Information shown:

★ ★ ★ ★

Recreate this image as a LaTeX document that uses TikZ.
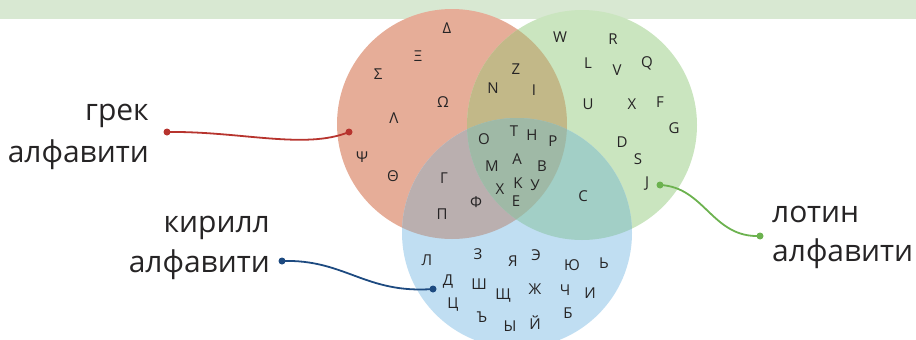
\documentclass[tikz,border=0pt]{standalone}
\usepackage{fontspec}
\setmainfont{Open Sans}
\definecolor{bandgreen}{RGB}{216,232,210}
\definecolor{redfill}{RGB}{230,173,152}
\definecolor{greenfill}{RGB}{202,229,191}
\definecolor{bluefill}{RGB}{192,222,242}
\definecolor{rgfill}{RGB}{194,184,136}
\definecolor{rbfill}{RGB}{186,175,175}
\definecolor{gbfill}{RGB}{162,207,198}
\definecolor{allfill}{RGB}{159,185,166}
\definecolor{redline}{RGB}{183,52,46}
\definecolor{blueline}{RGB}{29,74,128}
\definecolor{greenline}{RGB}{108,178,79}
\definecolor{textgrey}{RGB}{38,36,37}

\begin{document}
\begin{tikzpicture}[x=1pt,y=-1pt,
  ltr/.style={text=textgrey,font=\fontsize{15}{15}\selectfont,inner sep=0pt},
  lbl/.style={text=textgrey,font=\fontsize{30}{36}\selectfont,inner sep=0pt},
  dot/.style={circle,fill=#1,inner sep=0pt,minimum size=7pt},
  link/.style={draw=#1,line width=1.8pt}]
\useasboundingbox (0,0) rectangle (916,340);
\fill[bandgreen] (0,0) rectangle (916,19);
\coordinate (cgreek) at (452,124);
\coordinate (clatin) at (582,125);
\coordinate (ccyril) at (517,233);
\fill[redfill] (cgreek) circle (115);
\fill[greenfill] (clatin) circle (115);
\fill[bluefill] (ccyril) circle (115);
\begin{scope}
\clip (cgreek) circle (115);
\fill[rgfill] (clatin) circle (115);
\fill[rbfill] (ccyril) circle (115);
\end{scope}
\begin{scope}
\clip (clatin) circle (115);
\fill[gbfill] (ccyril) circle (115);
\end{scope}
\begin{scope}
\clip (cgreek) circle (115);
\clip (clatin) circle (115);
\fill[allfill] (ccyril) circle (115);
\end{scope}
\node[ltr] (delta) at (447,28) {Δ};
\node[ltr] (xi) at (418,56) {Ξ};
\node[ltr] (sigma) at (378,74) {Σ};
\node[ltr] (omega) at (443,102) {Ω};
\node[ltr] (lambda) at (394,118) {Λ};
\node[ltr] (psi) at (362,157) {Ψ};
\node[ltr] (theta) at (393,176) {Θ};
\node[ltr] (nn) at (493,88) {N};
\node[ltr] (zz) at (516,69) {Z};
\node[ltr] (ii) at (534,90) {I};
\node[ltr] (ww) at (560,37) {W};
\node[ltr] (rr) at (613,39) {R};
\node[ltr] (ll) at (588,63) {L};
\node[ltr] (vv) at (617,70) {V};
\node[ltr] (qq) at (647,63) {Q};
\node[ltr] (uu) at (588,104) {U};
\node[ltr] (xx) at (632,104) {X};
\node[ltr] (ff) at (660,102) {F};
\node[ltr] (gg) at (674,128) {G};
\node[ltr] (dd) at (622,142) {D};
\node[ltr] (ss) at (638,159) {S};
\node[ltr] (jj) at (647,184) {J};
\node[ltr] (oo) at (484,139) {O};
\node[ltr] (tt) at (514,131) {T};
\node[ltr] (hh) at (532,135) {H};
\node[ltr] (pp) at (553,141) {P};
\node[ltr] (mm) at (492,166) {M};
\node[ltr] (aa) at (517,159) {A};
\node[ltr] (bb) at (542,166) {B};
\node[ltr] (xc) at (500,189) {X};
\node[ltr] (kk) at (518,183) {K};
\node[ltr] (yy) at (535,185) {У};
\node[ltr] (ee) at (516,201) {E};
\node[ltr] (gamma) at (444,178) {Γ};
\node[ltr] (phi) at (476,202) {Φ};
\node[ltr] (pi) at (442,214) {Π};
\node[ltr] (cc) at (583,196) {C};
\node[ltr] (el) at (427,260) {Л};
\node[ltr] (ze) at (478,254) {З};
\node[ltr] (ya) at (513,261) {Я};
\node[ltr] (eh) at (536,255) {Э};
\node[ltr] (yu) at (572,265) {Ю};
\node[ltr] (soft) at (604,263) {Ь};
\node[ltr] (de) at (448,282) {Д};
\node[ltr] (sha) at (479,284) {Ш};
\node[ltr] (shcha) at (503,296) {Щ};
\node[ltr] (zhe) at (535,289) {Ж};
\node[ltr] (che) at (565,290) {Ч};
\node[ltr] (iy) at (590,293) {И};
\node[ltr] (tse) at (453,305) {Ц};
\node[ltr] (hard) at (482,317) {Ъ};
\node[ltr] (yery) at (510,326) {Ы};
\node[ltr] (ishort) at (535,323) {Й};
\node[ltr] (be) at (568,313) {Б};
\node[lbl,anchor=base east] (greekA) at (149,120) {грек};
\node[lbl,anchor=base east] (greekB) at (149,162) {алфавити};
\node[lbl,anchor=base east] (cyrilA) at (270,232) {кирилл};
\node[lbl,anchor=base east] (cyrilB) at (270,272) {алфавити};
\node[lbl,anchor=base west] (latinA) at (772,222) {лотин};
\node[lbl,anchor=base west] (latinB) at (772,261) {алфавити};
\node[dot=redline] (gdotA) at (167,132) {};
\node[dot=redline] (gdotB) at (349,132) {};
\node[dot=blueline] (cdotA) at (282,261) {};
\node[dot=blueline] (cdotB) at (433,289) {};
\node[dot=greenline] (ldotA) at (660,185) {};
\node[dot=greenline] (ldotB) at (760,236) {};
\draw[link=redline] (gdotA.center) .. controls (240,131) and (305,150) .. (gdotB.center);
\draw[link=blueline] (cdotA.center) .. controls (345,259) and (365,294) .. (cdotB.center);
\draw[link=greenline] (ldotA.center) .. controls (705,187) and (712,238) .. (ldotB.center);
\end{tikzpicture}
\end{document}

★ ★ ★ ★

Directive: Return each line of the data, keeping its wording exact and omitting pictures.

Result of the task:
Recreate this image as a LaTeX document that uses TikZ.
\documentclass[tikz,border=0pt]{standalone}
\usepackage{fontspec}
\setmainfont{Open Sans}
\definecolor{bandgreen}{RGB}{216,232,210}
\definecolor{redfill}{RGB}{230,173,152}
\definecolor{greenfill}{RGB}{202,229,191}
\definecolor{bluefill}{RGB}{192,222,242}
\definecolor{rgfill}{RGB}{194,184,136}
\definecolor{rbfill}{RGB}{186,175,175}
\definecolor{gbfill}{RGB}{162,207,198}
\definecolor{allfill}{RGB}{159,185,166}
\definecolor{redline}{RGB}{183,52,46}
\definecolor{blueline}{RGB}{29,74,128}
\definecolor{greenline}{RGB}{108,178,79}
\definecolor{textgrey}{RGB}{38,36,37}

\begin{document}
\begin{tikzpicture}[x=1pt,y=-1pt,
  ltr/.style={text=textgrey,font=\fontsize{15}{15}\selectfont,inner sep=0pt},
  lbl/.style={text=textgrey,font=\fontsize{30}{36}\selectfont,inner sep=0pt},
  dot/.style={circle,fill=#1,inner sep=0pt,minimum size=7pt},
  link/.style={draw=#1,line width=1.8pt}]
\useasboundingbox (0,0) rectangle (916,340);
\fill[bandgreen] (0,0) rectangle (916,19);
\coordinate (cgreek) at (452,124);
\coordinate (clatin) at (582,125);
\coordinate (ccyril) at (517,233);
\fill[redfill] (cgreek) circle (115);
\fill[greenfill] (clatin) circle (115);
\fill[bluefill] (ccyril) circle (115);
\begin{scope}
\clip (cgreek) circle (115);
\fill[rgfill] (clatin) circle (115);
\fill[rbfill] (ccyril) circle (115);
\end{scope}
\begin{scope}
\clip (clatin) circle (115);
\fill[gbfill] (ccyril) circle (115);
\end{scope}
\begin{scope}
\clip (cgreek) circle (115);
\clip (clatin) circle (115);
\fill[allfill] (ccyril) circle (115);
\end{scope}
\node[ltr] (delta) at (447,28) {Δ};
\node[ltr] (xi) at (418,56) {Ξ};
\node[ltr] (sigma) at (378,74) {Σ};
\node[ltr] (omega) at (443,102) {Ω};
\node[ltr] (lambda) at (394,118) {Λ};
\node[ltr] (psi) at (362,157) {Ψ};
\node[ltr] (theta) at (393,176) {Θ};
\node[ltr] (nn) at (493,88) {N};
\node[ltr] (zz) at (516,69) {Z};
\node[ltr] (ii) at (534,90) {I};
\node[ltr] (ww) at (560,37) {W};
\node[ltr] (rr) at (613,39) {R};
\node[ltr] (ll) at (588,63) {L};
\node[ltr] (vv) at (617,70) {V};
\node[ltr] (qq) at (647,63) {Q};
\node[ltr] (uu) at (588,104) {U};
\node[ltr] (xx) at (632,104) {X};
\node[ltr] (ff) at (660,102) {F};
\node[ltr] (gg) at (674,128) {G};
\node[ltr] (dd) at (622,142) {D};
\node[ltr] (ss) at (638,159) {S};
\node[ltr] (jj) at (647,184) {J};
\node[ltr] (oo) at (484,139) {O};
\node[ltr] (tt) at (514,131) {T};
\node[ltr] (hh) at (532,135) {H};
\node[ltr] (pp) at (553,141) {P};
\node[ltr] (mm) at (492,166) {M};
\node[ltr] (aa) at (517,159) {A};
\node[ltr] (bb) at (542,166) {B};
\node[ltr] (xc) at (500,189) {X};
\node[ltr] (kk) at (518,183) {K};
\node[ltr] (yy) at (535,185) {У};
\node[ltr] (ee) at (516,201) {E};
\node[ltr] (gamma) at (444,178) {Γ};
\node[ltr] (phi) at (476,202) {Φ};
\node[ltr] (pi) at (442,214) {Π};
\node[ltr] (cc) at (583,196) {C};
\node[ltr] (el) at (427,260) {Л};
\node[ltr] (ze) at (478,254) {З};
\node[ltr] (ya) at (513,261) {Я};
\node[ltr] (eh) at (536,255) {Э};
\node[ltr] (yu) at (572,265) {Ю};
\node[ltr] (soft) at (604,263) {Ь};
\node[ltr] (de) at (448,282) {Д};
\node[ltr] (sha) at (479,284) {Ш};
\node[ltr] (shcha) at (503,296) {Щ};
\node[ltr] (zhe) at (535,289) {Ж};
\node[ltr] (che) at (565,290) {Ч};
\node[ltr] (iy) at (590,293) {И};
\node[ltr] (tse) at (453,305) {Ц};
\node[ltr] (hard) at (482,317) {Ъ};
\node[ltr] (yery) at (510,326) {Ы};
\node[ltr] (ishort) at (535,323) {Й};
\node[ltr] (be) at (568,313) {Б};
\node[lbl,anchor=base east] (greekA) at (149,120) {грек};
\node[lbl,anchor=base east] (greekB) at (149,162) {алфавити};
\node[lbl,anchor=base east] (cyrilA) at (270,232) {кирилл};
\node[lbl,anchor=base east] (cyrilB) at (270,272) {алфавити};
\node[lbl,anchor=base west] (latinA) at (772,222) {лотин};
\node[lbl,anchor=base west] (latinB) at (772,261) {алфавити};
\node[dot=redline] (gdotA) at (167,132) {};
\node[dot=redline] (gdotB) at (349,132) {};
\node[dot=blueline] (cdotA) at (282,261) {};
\node[dot=blueline] (cdotB) at (433,289) {};
\node[dot=greenline] (ldotA) at (660,185) {};
\node[dot=greenline] (ldotB) at (760,236) {};
\draw[link=redline] (gdotA.center) .. controls (240,131) and (305,150) .. (gdotB.center);
\draw[link=blueline] (cdotA.center) .. controls (345,259) and (365,294) .. (cdotB.center);
\draw[link=greenline] (ldotA.center) .. controls (705,187) and (712,238) .. (ldotB.center);
\end{tikzpicture}
\end{document}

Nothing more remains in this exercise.